As I grow older and forgetful, I realize that my memory isn’t failing. Nearly everything I ever knew is still stored. It is only that it’s more difficult and takes longer to access. Twenty years ago the name of my kindergarten teacher would have come off my tongue instantly, even automatically. Today, if you asked me who she was, my slower processor would have to do dig through nearly 48 years’ worth of accumulated files, and I might hesitate for few moments. I may even appear to have forgotten her name altogether. But it’s still there, under the detritus collected over many years. My processor works sluggishly in the background until it does find the data at 3:00 a.m., by which time I have forgotten why I was trying to recall it. Or, at 6:00 a.m., as happened recently, in a dream I hear the name, slightly distorted, of someone I have not thought of in nearly 30 years. My processor burped it up randomly.
Although I don’t know much about either the human brain or its favorite toy, the computer, I believe that how they work is based on similar principles. Mechanically, they are different, but in some ways their ultimate functionality is the same. Walking on land, swimming through water, flying through air — no matter how it’s accomplished, it’s a form of locomotion that moves you from Point A to Point B. And so it is with human and electronic minds — both store, both access, both process, both calculate, both communicate. Surely by now science fiction writers have touched on every conceivable integration of human being and machine from sentient computers (HAL 9000/2001: A Space Odyssey) to computerized humans (Roger Corby/Star Trek) and, of course, androids (Data/Star Trek). The question is: Do computers think like humans because that is the only way of thinking we know and understand? Will the next revolution in human thought come when we discover other ways to perceive, compute, and think? Or are we married forever to one way because it is the only one we can imagine? Is our own thought, and the electronic extension of it, limited by our design?
My brain is like a computer whose hard drive is full, whose memory is faulty, and whose processor is failing, and life is like a program. If X, then Y. Everything, no matter how complex, could be reduced to choice. Events may be cumulative, but at each step there are choices and events that determine the next choices and events that determine the next, running parallel to one another, for the duration of each creature’s life — and potentially beyond, because what we do and have done affects other humans, other creatures. We’re in the program, so it’s hard to see it from a detached perspective.
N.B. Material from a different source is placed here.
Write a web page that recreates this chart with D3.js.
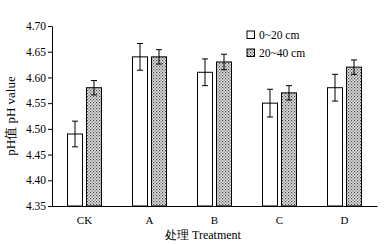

We live on the plane of our existence, not above it.
Somehow this reflection brought me to the rescue of Captain Richard Phillips from Somali pirates.
As we know, under orders from President Barack Obama to do what was necessary if Captain Phillips were in “imminent danger,” Navy SEAL sharpshooters killed the three remaining pirates, the ringleader having already given himself up. It was a reasonable plan that was well executed and, most important, successful.
But it might not have been. If any one of a number of things had gone wrong, the results might have been quite different. Captain Phillips might have been killed, which would have been a tragedy for him, his family, and his friends, and a disaster for President Obama and the Navy. Even if the mission had simply failed to retrieve Captain Phillips, we’d be asking hard questions about what went wrong and why the world’s strongest and most advanced military couldn’t rescue an American citizen from a handful of thugs. Obama and his administration would still be haunted by the mistakes made and trying to reestablish the public’s trust in their leadership. If A happens, Captain Phillips is retrieved. If B happens, he isn’t. If C happens, he is killed. Imagine all the branches that would lead to each of those outcomes, and all the branches that would stem from them. That’s how life works, or at least that’s how we see it. It’s all about possibilities, probabilities, and choices.
Perhaps that’s why virtual reality, games, and role playing are so popular. Unlike life, there are no real consequences of going with choice A, B, or C. In a “Somali Pirate” game, Captain Phillips would not be real, and neither would be the choices, decisions, or blood.
But the world is real, at least it seems so to us, and so is the program, faulty as it and the hardware and the operating system may be.
Still, I wonder how many worlds there are, and how many ways in which to perceive them. We’ll never know as long as we are trapped within our own limitations, which prevent us from escaping them.